┏━━

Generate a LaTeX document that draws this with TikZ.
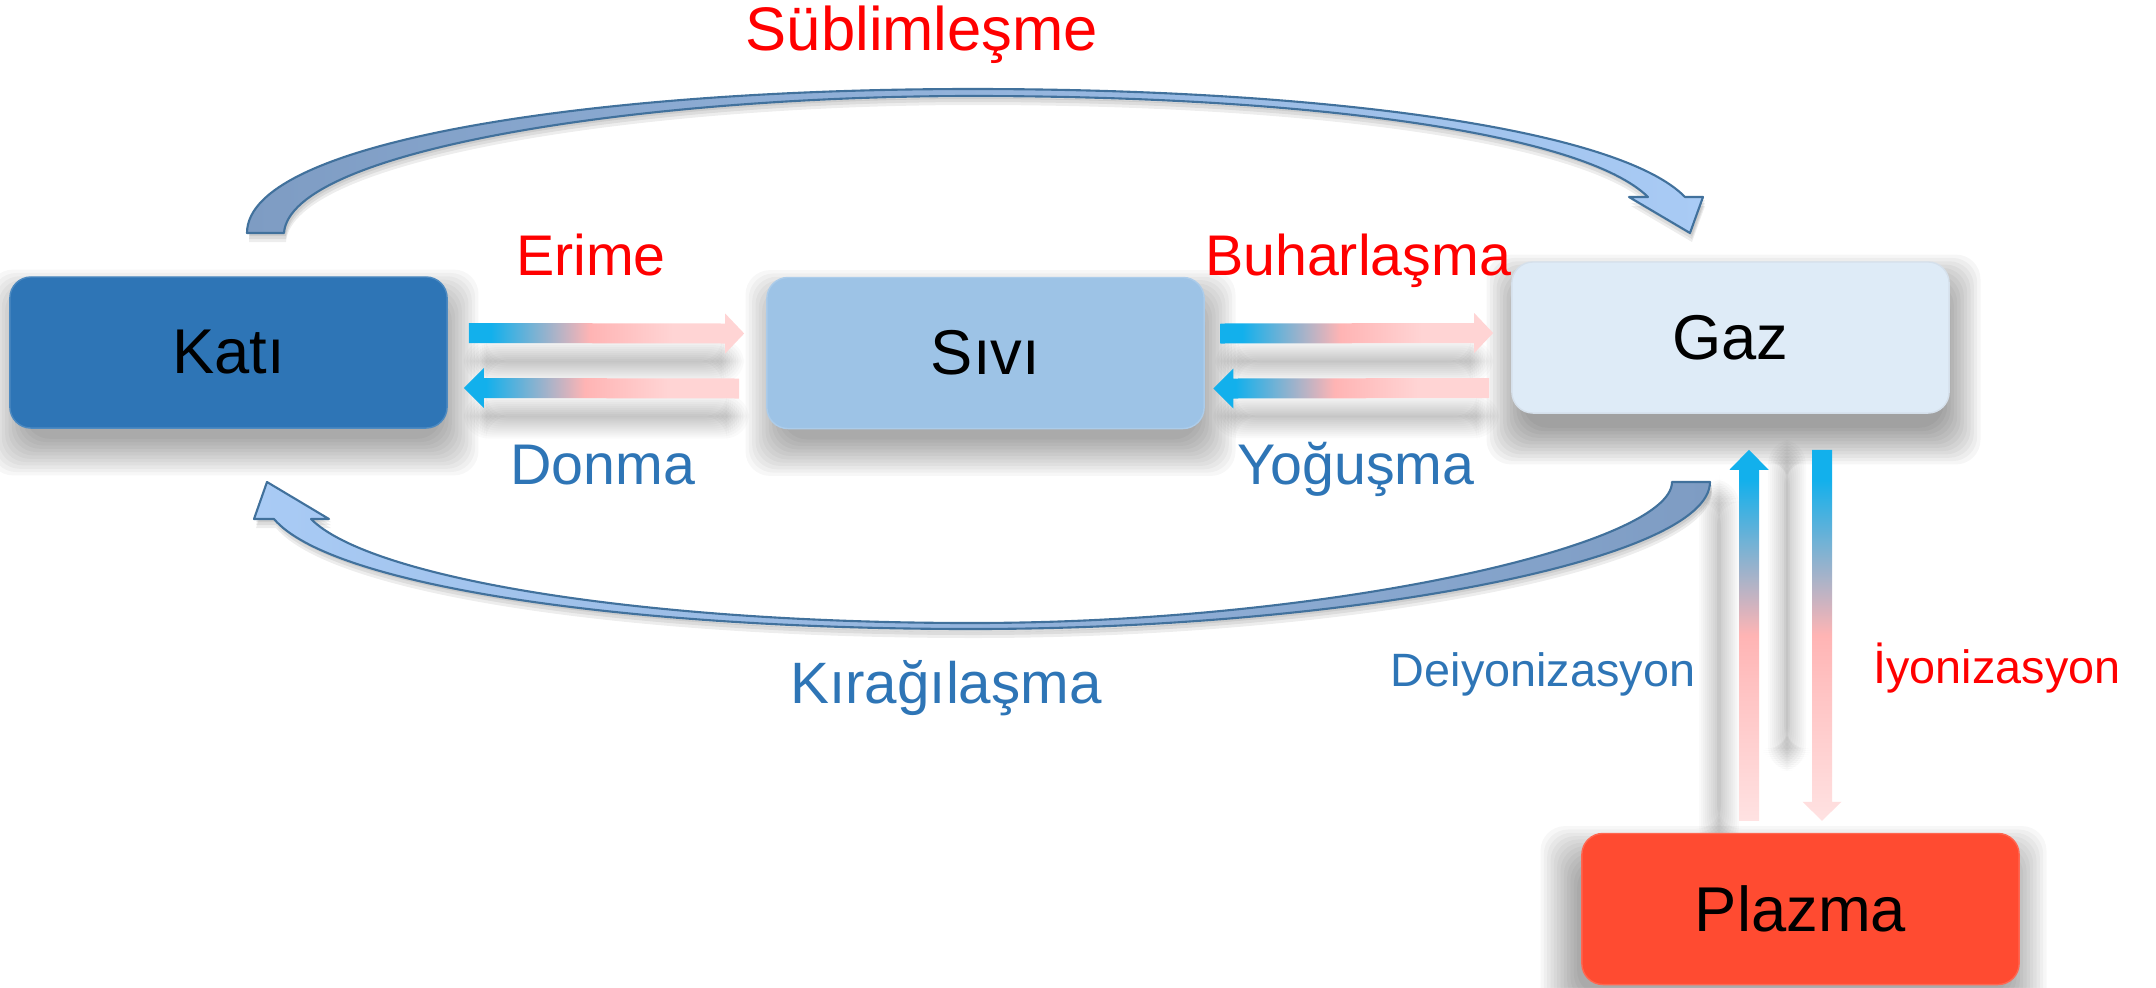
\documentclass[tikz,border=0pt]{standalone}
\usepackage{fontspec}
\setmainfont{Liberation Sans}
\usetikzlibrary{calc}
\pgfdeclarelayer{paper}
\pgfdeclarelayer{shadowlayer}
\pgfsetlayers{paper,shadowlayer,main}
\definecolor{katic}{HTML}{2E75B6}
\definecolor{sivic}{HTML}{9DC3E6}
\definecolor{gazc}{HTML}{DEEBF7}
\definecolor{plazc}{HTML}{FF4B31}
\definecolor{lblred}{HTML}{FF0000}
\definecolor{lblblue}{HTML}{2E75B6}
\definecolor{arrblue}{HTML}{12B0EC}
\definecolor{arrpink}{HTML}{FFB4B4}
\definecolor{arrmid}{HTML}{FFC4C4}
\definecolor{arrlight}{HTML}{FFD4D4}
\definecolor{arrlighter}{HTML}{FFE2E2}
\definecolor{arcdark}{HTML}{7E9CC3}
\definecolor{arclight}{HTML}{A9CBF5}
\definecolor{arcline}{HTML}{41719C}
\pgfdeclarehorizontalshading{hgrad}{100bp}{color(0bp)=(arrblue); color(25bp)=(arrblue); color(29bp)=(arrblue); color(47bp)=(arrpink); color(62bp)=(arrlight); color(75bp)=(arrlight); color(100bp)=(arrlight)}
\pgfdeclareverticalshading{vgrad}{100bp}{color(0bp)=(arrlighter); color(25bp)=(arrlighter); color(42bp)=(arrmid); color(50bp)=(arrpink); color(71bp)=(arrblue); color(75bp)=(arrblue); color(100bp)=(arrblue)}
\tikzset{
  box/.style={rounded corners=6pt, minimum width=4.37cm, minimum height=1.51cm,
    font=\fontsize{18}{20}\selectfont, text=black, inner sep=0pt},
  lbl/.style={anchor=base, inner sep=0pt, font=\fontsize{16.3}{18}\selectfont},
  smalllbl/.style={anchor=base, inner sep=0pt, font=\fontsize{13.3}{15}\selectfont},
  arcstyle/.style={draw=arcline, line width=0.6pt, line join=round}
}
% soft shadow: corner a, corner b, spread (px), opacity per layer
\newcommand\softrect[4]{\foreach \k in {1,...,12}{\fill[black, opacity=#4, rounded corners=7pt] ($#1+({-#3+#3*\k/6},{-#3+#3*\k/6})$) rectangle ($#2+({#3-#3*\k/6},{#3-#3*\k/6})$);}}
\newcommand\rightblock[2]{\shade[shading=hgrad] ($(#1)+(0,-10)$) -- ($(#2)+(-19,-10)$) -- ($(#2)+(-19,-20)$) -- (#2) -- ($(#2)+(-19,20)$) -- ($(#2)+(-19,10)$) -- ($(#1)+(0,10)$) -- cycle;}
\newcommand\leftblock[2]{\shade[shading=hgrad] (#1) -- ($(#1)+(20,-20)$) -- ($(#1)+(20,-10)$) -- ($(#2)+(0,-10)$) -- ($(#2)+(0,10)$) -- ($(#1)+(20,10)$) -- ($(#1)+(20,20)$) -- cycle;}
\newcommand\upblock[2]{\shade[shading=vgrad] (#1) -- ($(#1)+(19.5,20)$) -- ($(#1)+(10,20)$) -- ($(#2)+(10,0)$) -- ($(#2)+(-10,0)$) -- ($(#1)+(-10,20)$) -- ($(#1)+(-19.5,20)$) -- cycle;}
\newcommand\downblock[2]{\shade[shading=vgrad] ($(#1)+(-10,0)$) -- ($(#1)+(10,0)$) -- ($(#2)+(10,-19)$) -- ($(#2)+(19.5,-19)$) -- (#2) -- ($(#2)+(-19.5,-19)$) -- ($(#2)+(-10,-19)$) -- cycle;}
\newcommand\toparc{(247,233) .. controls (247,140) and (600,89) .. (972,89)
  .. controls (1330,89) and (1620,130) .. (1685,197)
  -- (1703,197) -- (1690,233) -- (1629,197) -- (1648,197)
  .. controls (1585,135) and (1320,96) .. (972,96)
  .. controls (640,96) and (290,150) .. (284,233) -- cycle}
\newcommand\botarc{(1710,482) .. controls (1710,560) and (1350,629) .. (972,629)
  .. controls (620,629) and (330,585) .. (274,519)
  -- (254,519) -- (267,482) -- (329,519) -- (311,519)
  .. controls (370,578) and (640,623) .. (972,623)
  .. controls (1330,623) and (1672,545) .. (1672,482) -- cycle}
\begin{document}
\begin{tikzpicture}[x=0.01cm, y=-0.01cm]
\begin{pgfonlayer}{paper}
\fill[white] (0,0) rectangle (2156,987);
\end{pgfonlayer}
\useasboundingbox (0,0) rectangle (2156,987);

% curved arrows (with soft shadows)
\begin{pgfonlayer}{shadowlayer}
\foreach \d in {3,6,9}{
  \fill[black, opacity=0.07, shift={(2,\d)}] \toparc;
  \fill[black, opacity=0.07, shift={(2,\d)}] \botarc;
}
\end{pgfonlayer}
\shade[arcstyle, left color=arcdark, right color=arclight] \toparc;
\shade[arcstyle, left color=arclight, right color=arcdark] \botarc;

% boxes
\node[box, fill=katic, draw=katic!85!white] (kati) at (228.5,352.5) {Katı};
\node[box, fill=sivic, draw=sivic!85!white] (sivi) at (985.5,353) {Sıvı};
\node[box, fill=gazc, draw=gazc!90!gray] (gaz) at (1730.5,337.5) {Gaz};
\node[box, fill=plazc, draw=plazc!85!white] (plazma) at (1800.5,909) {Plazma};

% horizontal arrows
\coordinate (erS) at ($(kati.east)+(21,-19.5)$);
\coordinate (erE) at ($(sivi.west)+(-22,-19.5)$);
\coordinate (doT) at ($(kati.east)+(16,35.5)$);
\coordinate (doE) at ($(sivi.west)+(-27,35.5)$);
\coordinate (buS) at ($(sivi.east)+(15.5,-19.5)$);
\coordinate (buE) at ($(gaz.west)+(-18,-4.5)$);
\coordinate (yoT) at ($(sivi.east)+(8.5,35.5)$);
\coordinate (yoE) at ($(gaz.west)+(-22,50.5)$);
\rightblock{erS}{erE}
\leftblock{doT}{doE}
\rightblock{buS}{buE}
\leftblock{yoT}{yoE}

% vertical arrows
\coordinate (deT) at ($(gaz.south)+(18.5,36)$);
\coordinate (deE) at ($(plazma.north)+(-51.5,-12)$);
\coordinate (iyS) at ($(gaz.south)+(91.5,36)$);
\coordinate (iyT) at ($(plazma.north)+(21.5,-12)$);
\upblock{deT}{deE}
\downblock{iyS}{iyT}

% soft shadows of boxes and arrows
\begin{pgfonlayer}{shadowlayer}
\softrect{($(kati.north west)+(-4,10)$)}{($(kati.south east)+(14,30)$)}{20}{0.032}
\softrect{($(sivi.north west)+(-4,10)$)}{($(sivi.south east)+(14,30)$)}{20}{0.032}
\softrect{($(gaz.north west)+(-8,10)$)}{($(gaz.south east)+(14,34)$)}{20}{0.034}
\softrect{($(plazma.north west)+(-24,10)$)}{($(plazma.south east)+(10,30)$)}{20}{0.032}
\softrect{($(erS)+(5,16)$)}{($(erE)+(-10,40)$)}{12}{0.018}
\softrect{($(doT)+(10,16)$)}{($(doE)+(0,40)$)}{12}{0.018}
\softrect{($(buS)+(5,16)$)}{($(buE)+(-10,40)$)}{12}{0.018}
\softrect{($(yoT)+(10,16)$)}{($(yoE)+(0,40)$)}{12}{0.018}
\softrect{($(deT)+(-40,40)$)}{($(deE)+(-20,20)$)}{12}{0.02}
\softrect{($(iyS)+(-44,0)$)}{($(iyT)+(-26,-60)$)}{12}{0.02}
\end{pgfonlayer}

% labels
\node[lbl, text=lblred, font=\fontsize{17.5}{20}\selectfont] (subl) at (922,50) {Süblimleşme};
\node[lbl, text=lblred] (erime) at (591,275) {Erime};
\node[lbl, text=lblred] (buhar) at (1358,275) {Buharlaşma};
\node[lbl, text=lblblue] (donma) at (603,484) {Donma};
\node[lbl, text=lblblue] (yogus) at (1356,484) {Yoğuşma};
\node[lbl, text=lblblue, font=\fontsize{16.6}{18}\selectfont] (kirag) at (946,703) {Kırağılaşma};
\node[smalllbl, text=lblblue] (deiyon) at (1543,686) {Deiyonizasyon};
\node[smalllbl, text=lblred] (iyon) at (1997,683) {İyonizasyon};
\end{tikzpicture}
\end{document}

┗━━

_What to produce_.
Return every line containing "with".

_Result_.
Generate a LaTeX document that draws this with TikZ.
% curved arrows (with soft shadows)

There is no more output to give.